Vote-wooing smallholders

The Sarawak authorities did not prohibit large monoculture plantations of oil palm operating within indigenous territories, but prohibited my academic research, which was, in fact, with backing of a federal government stipend and a state government permit. I was frustrated but not baffled.

Combining scholarly perspective with the passionate eye being direct participant of the activists' movement itself, my proposed fieldwork set against the Bukit Peninjau resettlement scheme was not merely to fulfil the degree requirement, but more importantly to interrogate the state ideology of politics of development. An ideology that resulted in many indigenous peoples’ loss of customary lands, displaced as subsistence farmers, resettled to large-scale plantations, and with a majority ended up as lowly paid labourers for oil palm plantation companies. I wanted to raise urgent questions on the perspective of the government that smallholders are inefficient yet not doing large-scale planting which is more effective.

Dayak women bergotong royong (collective labour) in planting paddyDayak women bergotong royong (collective labour) in planting paddy

To native landowners: they have been self-sustaining without the need of converting their lands into a sea of palm oil. They have farmed and lived off the land growing rice and other food crops to feed themselves, their families and their communities, alongside cultivated cash crops such as rubber and oil palm for sale and gathering non-timber forest products for domestic use and sale. In short, smallholders are the ones having mixed crops that are more environmentally sound, more centred on local needs, more secured food base and less vulnerable to market fluctuations. If the price of one crop falls, say, rubber, they have other crops to cushion them, and so provide diverse opportunities for income generation to men and women alike.

The privatisation of native lands to big companies increases the state authority in deciding on land use and types of crops to be planted, thus undermining family farms and smallholders. Smallholders used to dominate the agriculture sector. With the onslaught of large scale plantations, however, the smallholders are gradually becoming marginalised farmers, and the majority of women are in this category

Now suddenly the government is speaking for smallholders, more precisely, the oil palm smallholders, including promises of going all out to help them. The Deputy Chief Minister of Sarawak even encouraged oil palm growers in Sarawak, especially independent smallholders to diversify their economic activities for more sources of income. This is a sharp shift in their position from over several decades when smallholders were heavily criticised for unproductive land use and as inefficient small diversified farmers.

To counter lobbyists’ attacks that palm oil plantation development in Malaysia is a major driver of deforestation and human rights abuses, and the “crop apartheid” crisis for Malaysia, women have also been used to woo the smallholders. A local indigenous woman leader has come to the forefront claiming to represent “the interests of indigenous smallholders in the palm oil industry”, and to speak out against NGOs that "threaten their livelihood" by attacking palm oil.

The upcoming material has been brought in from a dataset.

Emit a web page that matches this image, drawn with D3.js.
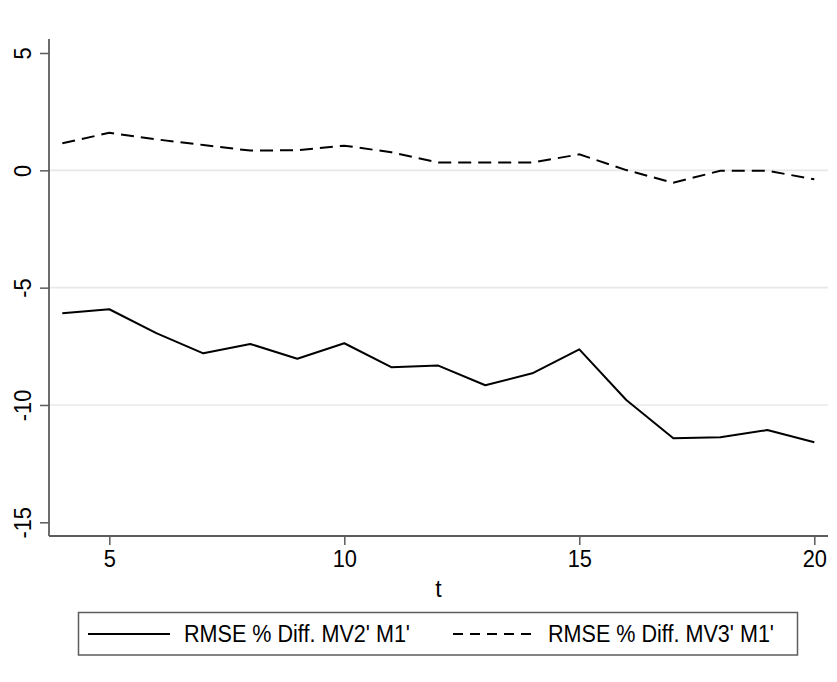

In the run-up to the upcoming general elections, this show of a “caring government" is particularly important in the semi-rural and rural areas to make an impact for this large but marginalised group of smallholders, whom for a long, long time their existence have not been so salient.

Otherwise, how can one explain the increasing attention to champion the needs of the smallholders, including the indigenous woman cited above? As my Sarawak activist friend with political astuteness said: Her story would look serious for outsiders,[4] but do a careful internet search and you get her as a potential woman candidate for the ruling coalition BN”.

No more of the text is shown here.